Penn State linebacker Michael Mauti (42) embraces running back Michael Zordich (9) as they walk off the field after a senior recognition ceremony before Saturday's game against Wisconsin in University Park, Pa.
By Mark Dent Pittsburgh Post-Gazette
UNIVERSITY PARK, Pa. -- Friday after their walkthrough, the Penn State seniors had the opportunity to speak their minds in front of the entire team. The concept was new for them but familiar for those who know Bill O'Brien from his college days.
Some seniors spoke briefly and some spoke for a long time. Junior offensive guard John Urschel said linebacker Michael Mauti's speech was particularly inspiring.
Senior cornerback Stephon Morris loved hearing from his classmates. He said Jake Fagnano and Matt McGloin told the stories of how they made it from walk-ons to contributors. He said he didn't expect Gerald Hodges to get emotional, but he did.
"We shared our life," Morris said. "Pretty much what Penn State means to us."
Among the differing speeches, senior center Matt Stankiewitch noticed a common thread. Every senior thanked O'Brien.
"For building the staff that he did," Stankiewitch said, "and building up the Penn State community from the shadows and ashes."
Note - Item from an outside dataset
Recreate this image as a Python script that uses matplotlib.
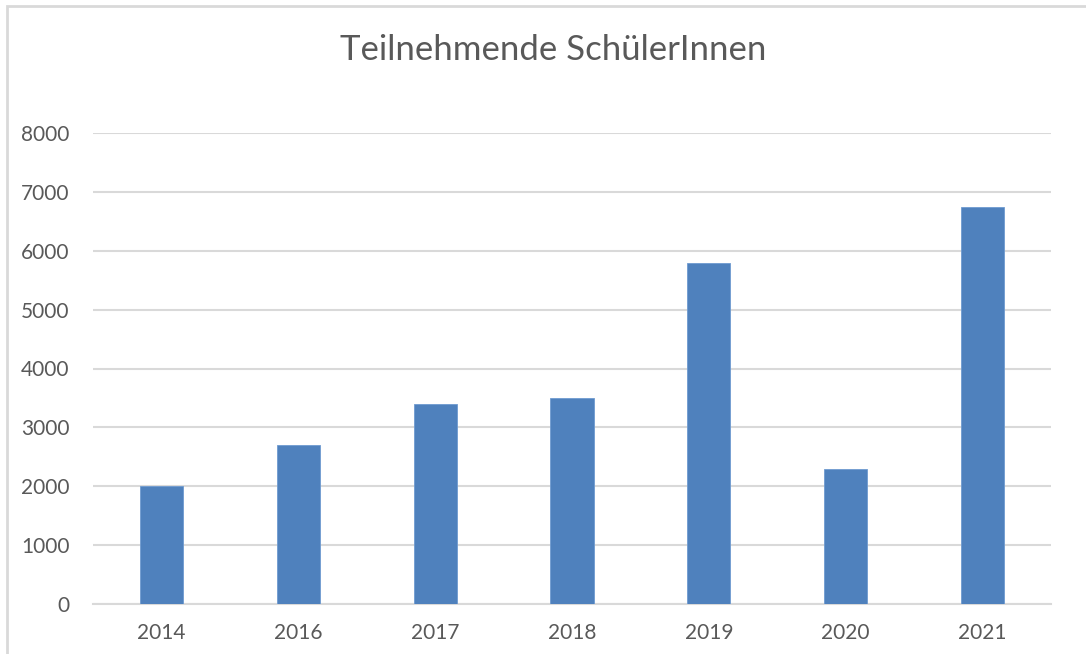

Twenty years ago, on a different team, under different circumstances, the same scene played out. O'Brien was in his last year at Brown University. His coach, Mickey Kwiatkowski had the tradition that O'Brien shared with Penn State last week: On the night before the last game of the season, the seniors stood in front of the team and gave speeches.
That 1992 season had been awful. Brown lost all 10 of its games. But Kwiatkowski still remembers those speeches: Every senior thanked O'Brien for making the season tolerable.
This summer, Kwiatkowski said O'Brien was the perfect man for the job.
"I have such a feeling about this kid," he said then, his New England accent thick. "It just makes me believe not only is Penn State going to pull through this in time but maybe come out in the end better than they were. That's my belief in Billy O'Brien."
Kwiatkowski sounded like he meant it but, as a friend and former mentor, of course he would say such things. Months later, Penn State has finished 8-4. O'Brien's name leads the discussion for many coach of the year awards. Kwiatkowski was right about his pupil, for now.
The future of O'Brien and Penn State is uncertain. Who knows how much the NCAA sanctions could sting in another year or two? Who knows how long he'll be here, especially if he continues to have success?
Rumors are already swirling. Last week, after the Indiana game, O'Brien was asked a yes-no question about next season. He didn't express interest in leaving, but he didn't ensure that he would stay.
The players clearly hope his tenure lasts. As their speeches indicated, they're happy to have him here.
"Every little thing he does is so great for this team," Stankiewitch said. "Everything he says he just leads us. Coach O'Brien is awesome. He's the man."